Aphids are nasty little soft-bodied insects that suck the sap from plants, thus weakening them. Infestations are a nasty sight, and I couldn’t summon the guts to put up a relevant picture, because aphids make me very queasy. They’re like ants that don’t bite. Yes, I’m afraid of ants.
The (relatively) good thing about aphids, though, is that they’re fairly easy to remove. Get your gardening gloves on, and pick any of the options below:
Hose them off
Most of the time, aphids can be hosed off with a jet of water. This makes easy work of the process, and ensures that you don’t have to touch them much. Make sure you hose down the growth points of the plants, and the undersides of its leaves. You might need to repeat this a few times to completely remove the aphids. Once removed, aphids don’t return in the season.
Cellotape them off
This is an idea I came across a few months back, and I was unlucky enough to be able to try it out. You wrap some tape on your fingers (index finger to the pinky), with the sticky side facing out. Now you use your hand as a sort of lint roller, picking up aphids from under leaves, stems, and growing points. Once done, you fold the cellotape back on itself, doubly securing the aphids in place, and dispose of it.
Aphids, like most other pests, don’t like garlic, chilli, neem or other such substances much. So, simply incorporate one of these into the soil, and after a few applications, you should see the aphids hightail it. Personally, I prefer to use neem water (i.e., neem leaves boiled in water), but you can also dry and grind garlic or hot chillies to a powder. Sprinkle on the soil around the plant, and watch the aphids wrinkle up their noses and go off!
Of course, if none of the above work, or if you simply prefer it that way, you can always opt for a store-bought insecticide. Most types will work on aphids, and a single spray ought to do it. However, unless you’re dealing with a large infestation, I would really recommend to give the options above a fair trial. Aphids are easy to get rid of, so it’d be a pity to go chemical for their removal.

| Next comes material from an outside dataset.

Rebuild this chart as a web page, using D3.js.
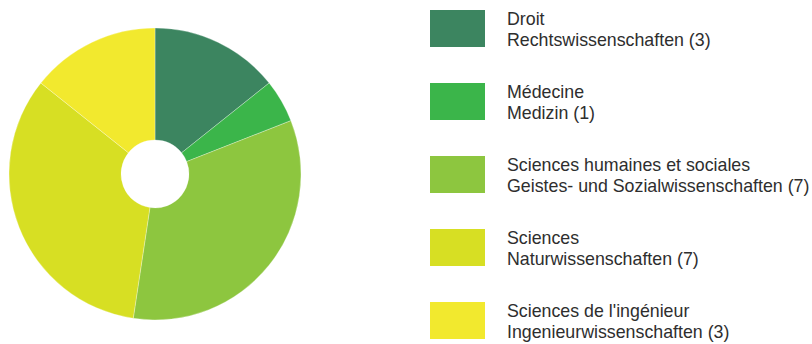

I’ve had to deal with aphids a fair bit in the past, and so far, I think the cellotape trick works the best. It’s super efficient for controlling a small infestation (like on a table-top houseplant), and the best thing about it is that it enables you to really get in there, in every nook and cranny, and get every last one out. Additionally, you don’t have to deal with a ground littered with aphids. I don’t know if it’s just me, but the thought of walking on a ground littered with them gives me the absolute creeps.